## BRIEF
Copy out the data exactly, leaving the pictures behind.

## DATA

^^^^

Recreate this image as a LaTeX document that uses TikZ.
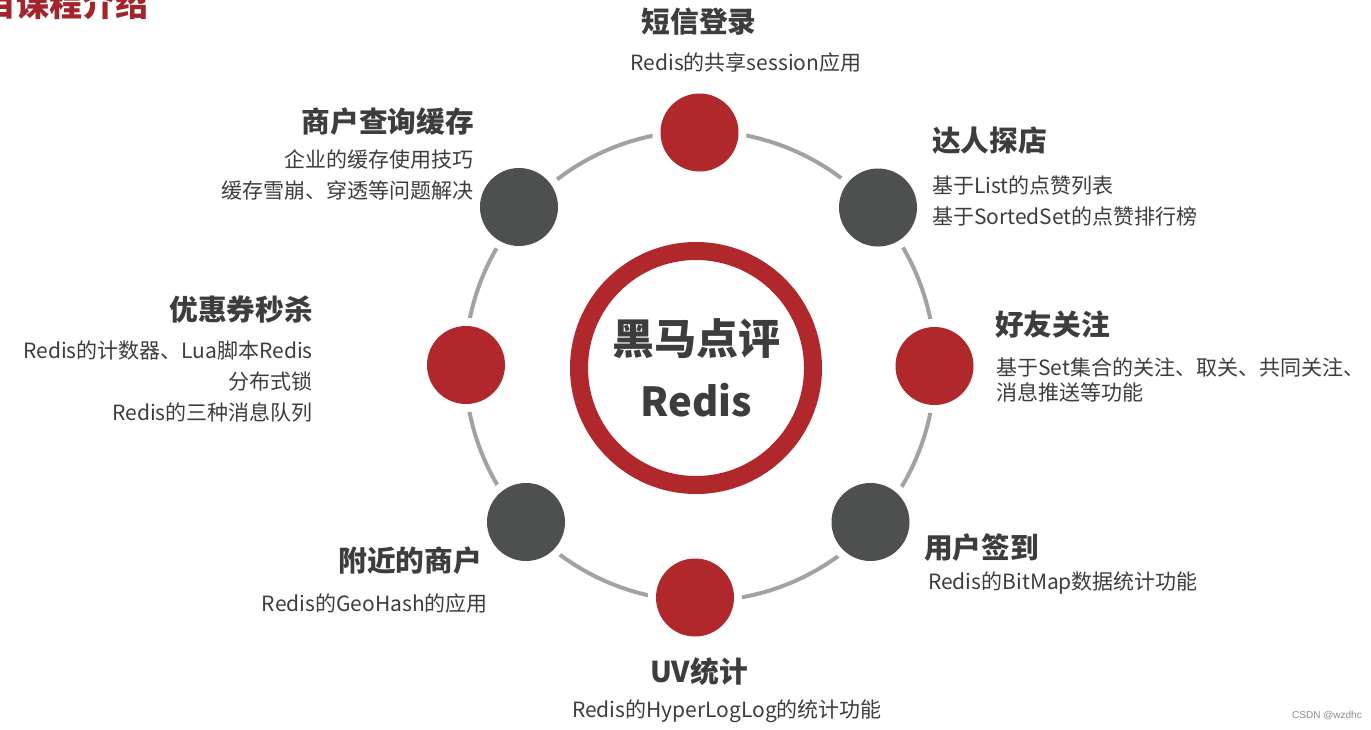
\documentclass[tikz,border=0pt]{standalone}
\usepackage{fontspec}
\newfontfamily\cjk{Noto Sans CJK SC}
\newfontfamily\wm{Liberation Sans}
\definecolor{cred}{HTML}{B0282B}
\definecolor{cdark}{HTML}{4E504F}
\definecolor{corbit}{HTML}{A2A2A2}
\definecolor{ctxt}{HTML}{3D3D3D}
\definecolor{ctitle}{HTML}{A3242B}
\tikzset{
  dot/.style={circle, minimum size=78pt, inner sep=0pt, preaction={draw=white, line width=16pt}},
  reddot/.style={dot, fill=cred},
  graydot/.style={dot, fill=cdark},
  ttl/.style={inner sep=0pt, text=ctxt, font=\cjk\bfseries\fontsize{28.7}{32}\selectfont},
  desc/.style={inner sep=0pt, text=ctxt, font=\cjk\fontsize{21}{31}\selectfont},
}
\begin{document}
\begin{tikzpicture}[x=1pt,y=-1pt]
\useasboundingbox (0,0) rectangle (1371,729);
\clip (0,0) rectangle (1371,729);
\fill[white] (0,0) rectangle (1371,729);
% header (cut off at the page edge, as in the reference)
\node[anchor=west, inner sep=0pt, text=ctitle, font=\cjk\bfseries\fontsize{33}{36}\selectfont] (hdr) at (-17,4) {目课程介绍};
% orbit
\draw[corbit, line width=4pt] (700,366) circle[radius=235];
% hub
\node[circle, draw=cred, line width=18pt, minimum size=234pt, inner sep=0pt, text=ctxt, align=center,
      font=\cjk\bfseries\fontsize{42}{62}\selectfont] (hub) at (696,368) {黑马点评\\\fontsize{40}{62}\selectfont Redis};
% small circles
\node[reddot]  (sms)   at (699.5,132.5) {};
\node[graydot] (tanD)  at (878,207.5) {};
\node[reddot]  (fol)   at (934.5,366) {};
\node[graydot] (sign)  at (870.5,522) {};
\node[reddot]  (uv)    at (695,597.5) {};
\node[graydot] (near)  at (526,522) {};
\node[reddot]  (sec)   at (466,365) {};
\node[graydot] (cache) at (519,207) {};
% texts
\node[ttl, anchor=center] (t1) at (699,22) {短信登录};
\node[desc, anchor=center] (d1) at (746,63) {Redis的共享session应用};
\node[ttl, anchor=east] (t2) at (474,122) {商户查询缓存};
\node[desc, anchor=north east, align=right] (d2) at (474,149.5) {企业的缓存使用技巧\\缓存雪崩、穿透等问题解决};
\node[ttl, anchor=west] (t3) at (932,141) {达人探店};
\node[desc, anchor=north west, align=left] (d3) at (932,175.5) {基于List的点赞列表\\基于SortedSet的点赞排行榜};
\node[ttl, anchor=east] (t4) at (313,310) {优惠券秒杀};
\node[desc, anchor=north east, align=right] (d4) at (313,340.5) {Redis的计数器、Lua脚本Redis\\分布式锁\\Redis的三种消息队列};
\node[ttl, anchor=west] (t5) at (995,325) {好友关注};
\node[desc, anchor=north west, align=left, font=\cjk\fontsize{21}{25}\selectfont] (d5) at (996,357.5) {基于Set集合的关注、取关、共同关注、\\消息推送等功能};
\node[ttl, anchor=west] (t6) at (924,548) {用户签到};
\node[desc, anchor=west] (d6) at (928,583) {Redis的BitMap数据统计功能};
\node[ttl, anchor=east] (t7) at (482,561) {附近的商户};
\node[desc, anchor=east] (d7) at (488,603) {Redis的GeoHash的应用};
\node[ttl, anchor=center] (t8) at (699,672) {UV统计};
\node[desc, anchor=center] (d8) at (727,711) {Redis的HyperLogLog的统计功能};
% watermark
\node[inner sep=0pt, text=black!45, font=\wm\fontsize{10}{12}\selectfont] (wm) at (1327,716) {CSDN @wzdhc};
\end{tikzpicture}
\end{document}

^^^^

## THE RESPONSE
Recreate this image as a LaTeX document that uses TikZ.
\documentclass[tikz,border=0pt]{standalone}
\usepackage{fontspec}
\newfontfamily\cjk{Noto Sans CJK SC}
\newfontfamily\wm{Liberation Sans}
\definecolor{cred}{HTML}{B0282B}
\definecolor{cdark}{HTML}{4E504F}
\definecolor{corbit}{HTML}{A2A2A2}
\definecolor{ctxt}{HTML}{3D3D3D}
\definecolor{ctitle}{HTML}{A3242B}
\tikzset{
  dot/.style={circle, minimum size=78pt, inner sep=0pt, preaction={draw=white, line width=16pt}},
  reddot/.style={dot, fill=cred},
  graydot/.style={dot, fill=cdark},
  ttl/.style={inner sep=0pt, text=ctxt, font=\cjk\bfseries\fontsize{28.7}{32}\selectfont},
  desc/.style={inner sep=0pt, text=ctxt, font=\cjk\fontsize{21}{31}\selectfont},
}
\begin{document}
\begin{tikzpicture}[x=1pt,y=-1pt]
\useasboundingbox (0,0) rectangle (1371,729);
\clip (0,0) rectangle (1371,729);
\fill[white] (0,0) rectangle (1371,729);
% header (cut off at the page edge, as in the reference)
\node[anchor=west, inner sep=0pt, text=ctitle, font=\cjk\bfseries\fontsize{33}{36}\selectfont] (hdr) at (-17,4) {目课程介绍};
% orbit
\draw[corbit, line width=4pt] (700,366) circle[radius=235];
% hub
\node[circle, draw=cred, line width=18pt, minimum size=234pt, inner sep=0pt, text=ctxt, align=center,
      font=\cjk\bfseries\fontsize{42}{62}\selectfont] (hub) at (696,368) {黑马点评\\\fontsize{40}{62}\selectfont Redis};
% small circles
\node[reddot]  (sms)   at (699.5,132.5) {};
\node[graydot] (tanD)  at (878,207.5) {};
\node[reddot]  (fol)   at (934.5,366) {};
\node[graydot] (sign)  at (870.5,522) {};
\node[reddot]  (uv)    at (695,597.5) {};
\node[graydot] (near)  at (526,522) {};
\node[reddot]  (sec)   at (466,365) {};
\node[graydot] (cache) at (519,207) {};
% texts
\node[ttl, anchor=center] (t1) at (699,22) {短信登录};
\node[desc, anchor=center] (d1) at (746,63) {Redis的共享session应用};
\node[ttl, anchor=east] (t2) at (474,122) {商户查询缓存};
\node[desc, anchor=north east, align=right] (d2) at (474,149.5) {企业的缓存使用技巧\\缓存雪崩、穿透等问题解决};
\node[ttl, anchor=west] (t3) at (932,141) {达人探店};
\node[desc, anchor=north west, align=left] (d3) at (932,175.5) {基于List的点赞列表\\基于SortedSet的点赞排行榜};
\node[ttl, anchor=east] (t4) at (313,310) {优惠券秒杀};
\node[desc, anchor=north east, align=right] (d4) at (313,340.5) {Redis的计数器、Lua脚本Redis\\分布式锁\\Redis的三种消息队列};
\node[ttl, anchor=west] (t5) at (995,325) {好友关注};
\node[desc, anchor=north west, align=left, font=\cjk\fontsize{21}{25}\selectfont] (d5) at (996,357.5) {基于Set集合的关注、取关、共同关注、\\消息推送等功能};
\node[ttl, anchor=west] (t6) at (924,548) {用户签到};
\node[desc, anchor=west] (d6) at (928,583) {Redis的BitMap数据统计功能};
\node[ttl, anchor=east] (t7) at (482,561) {附近的商户};
\node[desc, anchor=east] (d7) at (488,603) {Redis的GeoHash的应用};
\node[ttl, anchor=center] (t8) at (699,672) {UV统计};
\node[desc, anchor=center] (d8) at (727,711) {Redis的HyperLogLog的统计功能};
% watermark
\node[inner sep=0pt, text=black!45, font=\wm\fontsize{10}{12}\selectfont] (wm) at (1327,716) {CSDN @wzdhc};
\end{tikzpicture}
\end{document}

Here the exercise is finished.